* START RAW DATA *
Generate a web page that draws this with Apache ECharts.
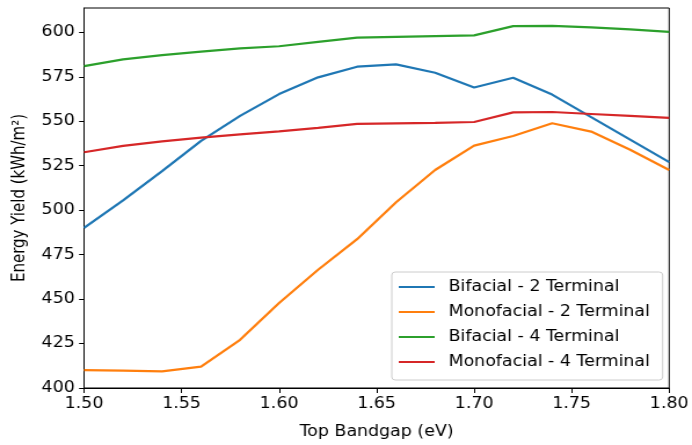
<!DOCTYPE html>
<html>
<head>
<meta charset="utf-8">
<script src="https://cdn.jsdelivr.net/npm/echarts@6/dist/echarts.min.js"></script>
<style>
  html, body { margin: 0; padding: 0; background: #fff; overflow: hidden; }
  /* the reference is stretched sideways (~1.16x), so the chart is drawn narrower and scaled */
  #chart { width: 597px; height: 445px; transform: scaleX(1.1591); transform-origin: 0 0; }
</style>
</head>
<body>
<div id="chart"></div>
<script>
// top bandgap (eV)
const bandgaps = [1.50, 1.52, 1.54, 1.56, 1.58, 1.60, 1.62, 1.64, 1.66, 1.68, 1.70, 1.72, 1.74, 1.76, 1.78, 1.80]
// energy yield (kWh/m²) per configuration
const bifacial2T = [490, 505.5, 522, 539, 553, 565.3, 574.7, 580.7, 582, 577.3, 569, 574.5, 565, 552.3, 539.7, 527]
const monofacial2T = [410.1, 409.8, 409.3, 412, 427.1, 447.8, 466.5, 483.7, 504.5, 522.6, 536.3, 541.7, 548.9, 544.2, 534, 522.6]
const bifacial4T = [581, 584.8, 587.2, 589.2, 591, 592.2, 594.7, 597, 597.5, 597.9, 598.3, 603.5, 603.7, 602.8, 601.7, 600.3]
const monofacial4T = [532.6, 536.2, 538.7, 540.8, 542.6, 544.3, 546.3, 548.5, 548.8, 549.1, 549.6, 555, 555.2, 554.1, 553, 551.9]
const xTicks = [1.50, 1.55, 1.60, 1.65, 1.70, 1.75, 1.80]
const yTicks = [400, 425, 450, 475, 500, 525, 550, 575, 600]

const seriesNames = ['Bifacial - 2 Terminal', 'Monofacial - 2 Terminal', 'Bifacial - 4 Terminal', 'Monofacial - 4 Terminal']
const seriesData = [bifacial2T, monofacial2T, bifacial4T, monofacial4T]
const colors = ['#1f77b4', '#ff7f0e', '#2ca02c', '#d62728']

const font = 'DejaVu Sans'

let chart = echarts.init(document.getElementById('chart'))

chart.setOption({
    animation: false,
    textStyle: { fontFamily: font },
    grid: {
        left: 72.5,
        right: 19,
        top: 8,
        bottom: 57,
        show: true,
        borderColor: '#000',
        borderWidth: 1
    },
    legend: {
        orient: 'vertical',
        left: 338,
        top: 272,
        icon: 'rect',
        itemWidth: 31,
        itemHeight: 2,
        itemGap: 7,
        padding: [6, 11, 9, 6],
        borderColor: '#cccccc',
        borderWidth: 1,
        borderRadius: 3,
        backgroundColor: 'rgba(255,255,255,0.8)',
        data: seriesNames,
        textStyle: {
            fontFamily: font,
            fontSize: 15,
            color: '#000',
            lineHeight: 18,
            padding: [0, 0, 0, 7]
        }
    },
    xAxis: {
        type: 'value',
        min: 1.50,
        max: 1.80,
        interval: 0.05,
        name: 'Top Bandgap (eV)',
        nameLocation: 'middle',
        nameGap: 37,
        nameTextStyle: { fontFamily: font, fontSize: 15, color: '#000' },
        axisLine: { show: true, lineStyle: { color: '#000', width: 1 } },
        axisTick: { show: true, length: 5, lineStyle: { color: '#000' }, customValues: xTicks },
        axisLabel: {
            fontFamily: font, fontSize: 15, color: '#000', margin: 9,
            customValues: xTicks,
            formatter: v => v.toFixed(2)
        },
        splitLine: { show: false }
    },
    yAxis: {
        type: 'value',
        min: 400,
        max: 613.7,
        name: 'Energy Yield (kWh/m²)',
        nameLocation: 'middle',
        nameGap: 42,
        nameTextStyle: { fontFamily: font, fontSize: 15, color: '#000' },
        axisLine: { show: true, lineStyle: { color: '#000', width: 1 } },
        axisTick: { show: true, length: 4.3, lineStyle: { color: '#000' }, customValues: yTicks },
        axisLabel: {
            fontFamily: font, fontSize: 15, color: '#000', margin: 8,
            customValues: yTicks
        },
        splitLine: { show: false }
    },
    series: seriesNames.map((name, i) => ({
        name: name,
        type: 'line',
        showSymbol: false,
        symbol: 'none',
        color: colors[i],
        lineStyle: { width: 2.2, color: colors[i] },
        data: bandgaps.map((x, j) => [x, seriesData[i][j]])
    }))
})
</script>
</body>
</html>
* END RAW DATA *
| OBJECTIVE |
Repeat the listing above up to and including the line with "let chart = echarts.init(document.getElementById('chart'))", starting from its first line. Drop any pictures.

| FULL RESPONSE |
Generate a web page that draws this with Apache ECharts.
<!DOCTYPE html>
<html>
<head>
<meta charset="utf-8">
<script src="https://cdn.jsdelivr.net/npm/echarts@6/dist/echarts.min.js"></script>
<style>
  html, body { margin: 0; padding: 0; background: #fff; overflow: hidden; }
  /* the reference is stretched sideways (~1.16x), so the chart is drawn narrower and scaled */
  #chart { width: 597px; height: 445px; transform: scaleX(1.1591); transform-origin: 0 0; }
</style>
</head>
<body>
<div id="chart"></div>
<script>
// top bandgap (eV)
const bandgaps = [1.50, 1.52, 1.54, 1.56, 1.58, 1.60, 1.62, 1.64, 1.66, 1.68, 1.70, 1.72, 1.74, 1.76, 1.78, 1.80]
// energy yield (kWh/m²) per configuration
const bifacial2T = [490, 505.5, 522, 539, 553, 565.3, 574.7, 580.7, 582, 577.3, 569, 574.5, 565, 552.3, 539.7, 527]
const monofacial2T = [410.1, 409.8, 409.3, 412, 427.1, 447.8, 466.5, 483.7, 504.5, 522.6, 536.3, 541.7, 548.9, 544.2, 534, 522.6]
const bifacial4T = [581, 584.8, 587.2, 589.2, 591, 592.2, 594.7, 597, 597.5, 597.9, 598.3, 603.5, 603.7, 602.8, 601.7, 600.3]
const monofacial4T = [532.6, 536.2, 538.7, 540.8, 542.6, 544.3, 546.3, 548.5, 548.8, 549.1, 549.6, 555, 555.2, 554.1, 553, 551.9]
const xTicks = [1.50, 1.55, 1.60, 1.65, 1.70, 1.75, 1.80]
const yTicks = [400, 425, 450, 475, 500, 525, 550, 575, 600]

const seriesNames = ['Bifacial - 2 Terminal', 'Monofacial - 2 Terminal', 'Bifacial - 4 Terminal', 'Monofacial - 4 Terminal']
const seriesData = [bifacial2T, monofacial2T, bifacial4T, monofacial4T]
const colors = ['#1f77b4', '#ff7f0e', '#2ca02c', '#d62728']

const font = 'DejaVu Sans'

let chart = echarts.init(document.getElementById('chart'))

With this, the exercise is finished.